Given exercise: Output the first line of the listing and each line after it, up to and including the line that contains "ax = fig.add_axes([108", exactly as written, minus the pictures.

[Start Stored data]

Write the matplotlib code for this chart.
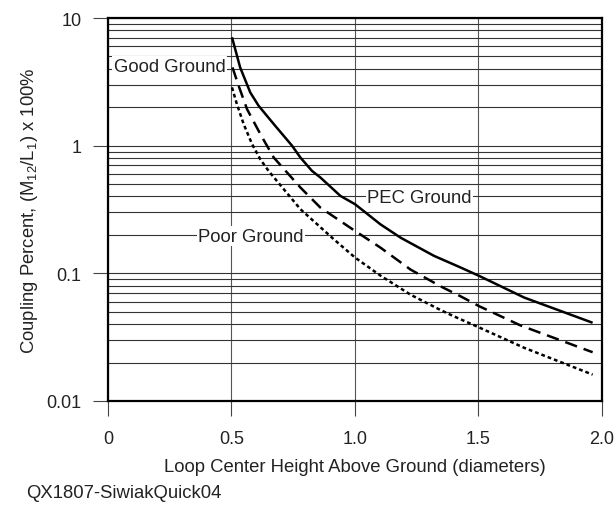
import matplotlib
matplotlib.use("Agg")
import matplotlib.pyplot as plt
from matplotlib.ticker import FixedLocator, FixedFormatter, LogLocator, NullFormatter

plt.rcParams['font.family'] = ['Liberation Sans', 'DejaVu Sans']
plt.rcParams['mathtext.fontset'] = 'custom'
plt.rcParams['mathtext.rm'] = 'Liberation Sans'
plt.rcParams['mathtext.it'] = 'Liberation Sans'

# --- data ---
pec_x = [0.502, 0.535, 0.576, 0.61, 0.677, 0.745, 0.779, 0.826, 0.86, 0.941, 1.0,
         1.103, 1.185, 1.32, 1.428, 1.505, 1.685, 1.962]
pec_y = [7.06, 4.1, 2.61, 2.05, 1.43, 1.0, 0.807, 0.634, 0.563, 0.404, 0.348,
         0.242, 0.19, 0.137, 0.111, 0.095, 0.0646, 0.041]

good_x = [0.504, 0.529, 0.563, 0.617, 0.671, 0.725, 0.779, 0.86, 1.0, 1.103,
          1.225, 1.347, 1.428, 1.505, 1.671, 1.962]
good_y = [4.1, 2.94, 1.93, 1.23, 0.807, 0.616, 0.47, 0.327, 0.215, 0.159,
          0.107, 0.079, 0.066, 0.055, 0.039, 0.0241]

poor_x = [0.502, 0.522, 0.549, 0.583, 0.617, 0.65, 0.779, 0.914, 1.0, 1.103,
          1.225, 1.347, 1.401, 1.505, 1.685, 1.962]
poor_y = [2.86, 2.11, 1.48, 1.03, 0.78, 0.634, 0.318, 0.185, 0.133, 0.096,
          0.068, 0.0515, 0.046, 0.0375, 0.0261, 0.0161]

x_ticks = [0, 0.5, 1.0, 1.5, 2.0]
x_tick_labels = ['0', '0.5', '1.0', '1.5', '2.0']
y_ticks = [0.01, 0.1, 1, 10]
y_tick_labels = ['0.01', '0.1', '1', '10']

fig = plt.figure(figsize=(6.15, 5.06), dpi=100)
ax = fig.add_axes([108 / 615, 1 - 402 / 506, 494 / 615, 383 / 506])

ax.set_yscale('log')
ax.set_xlim(0, 2.0)
ax.set_ylim(0.01, 10)

ax.plot(pec_x, pec_y, color='black', lw=1.8, solid_capstyle='butt', zorder=3)
ax.plot(good_x, good_y, color='black', lw=1.8, dashes=(5, 2.8), zorder=3)
ax.plot(poor_x, poor_y, color='black', lw=1.8, dashes=(1.5, 1.2), zorder=3)

# grid
ax.yaxis.set_major_locator(FixedLocator(y_ticks))
ax.yaxis.set_major_formatter(FixedFormatter(y_tick_labels))
ax.yaxis.set_minor_locator(LogLocator(base=10, subs=range(2, 10)))
ax.yaxis.set_minor_formatter(NullFormatter())
ax.xaxis.set_major_locator(FixedLocator(x_ticks))
ax.xaxis.set_major_formatter(FixedFormatter(x_tick_labels))
ax.grid(True, which='both', axis='y', color='#333333', lw=0.8, zorder=1)
ax.grid(True, which='major', axis='x', color='#555555', lw=0.8, zorder=1)

ax.tick_params(axis='both', which='major', direction='out', length=11,
               width=0.8, color='#444444', labelsize=13, pad=8,
               labelcolor='#222222')
ax.tick_params(axis='x', which='major', pad=10)
ax.tick_params(axis='y', which='minor', length=0)
for s in ax.spines.values():
    s.set_linewidth(1.6)

lbl_box = dict(facecolor='white', edgecolor='none', pad=1)
ax.text(0.25, 4.2, 'Good Ground', fontsize=13.3, ha='center', va='center',
        color='#222222', bbox=lbl_box, zorder=2)
ax.text(0.578, 0.195, 'Poor Ground', fontsize=13.3, ha='center', va='center',
        color='#222222', bbox=lbl_box, zorder=2)
ax.text(1.262, 0.39, 'PEC Ground', fontsize=13.3, ha='center', va='center',
        color='#222222', bbox=lbl_box, zorder=2)

ax.set_xlabel('Loop Center Height Above Ground (diameters)', fontsize=13.3,
              color='#222222', labelpad=8)
ax.set_ylabel(r'Coupling Percent, (M$_{12}$/L$_{1}$) x 100%', fontsize=13.3,
              color='#222222', labelpad=5)

fig.text(26 / 615, 1 - 494 / 506, 'QX1807-SiwiakQuick04', fontsize=13.3,
         color='#222222', ha='left', va='center')

fig.savefig('out.png', dpi=100)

[End Stored data]

Task response:
Write the matplotlib code for this chart.
import matplotlib
matplotlib.use("Agg")
import matplotlib.pyplot as plt
from matplotlib.ticker import FixedLocator, FixedFormatter, LogLocator, NullFormatter

plt.rcParams['font.family'] = ['Liberation Sans', 'DejaVu Sans']
plt.rcParams['mathtext.fontset'] = 'custom'
plt.rcParams['mathtext.rm'] = 'Liberation Sans'
plt.rcParams['mathtext.it'] = 'Liberation Sans'

# --- data ---
pec_x = [0.502, 0.535, 0.576, 0.61, 0.677, 0.745, 0.779, 0.826, 0.86, 0.941, 1.0,
         1.103, 1.185, 1.32, 1.428, 1.505, 1.685, 1.962]
pec_y = [7.06, 4.1, 2.61, 2.05, 1.43, 1.0, 0.807, 0.634, 0.563, 0.404, 0.348,
         0.242, 0.19, 0.137, 0.111, 0.095, 0.0646, 0.041]

good_x = [0.504, 0.529, 0.563, 0.617, 0.671, 0.725, 0.779, 0.86, 1.0, 1.103,
          1.225, 1.347, 1.428, 1.505, 1.671, 1.962]
good_y = [4.1, 2.94, 1.93, 1.23, 0.807, 0.616, 0.47, 0.327, 0.215, 0.159,
          0.107, 0.079, 0.066, 0.055, 0.039, 0.0241]

poor_x = [0.502, 0.522, 0.549, 0.583, 0.617, 0.65, 0.779, 0.914, 1.0, 1.103,
          1.225, 1.347, 1.401, 1.505, 1.685, 1.962]
poor_y = [2.86, 2.11, 1.48, 1.03, 0.78, 0.634, 0.318, 0.185, 0.133, 0.096,
          0.068, 0.0515, 0.046, 0.0375, 0.0261, 0.0161]

x_ticks = [0, 0.5, 1.0, 1.5, 2.0]
x_tick_labels = ['0', '0.5', '1.0', '1.5', '2.0']
y_ticks = [0.01, 0.1, 1, 10]
y_tick_labels = ['0.01', '0.1', '1', '10']

fig = plt.figure(figsize=(6.15, 5.06), dpi=100)
ax = fig.add_axes([108 / 615, 1 - 402 / 506, 494 / 615, 383 / 506])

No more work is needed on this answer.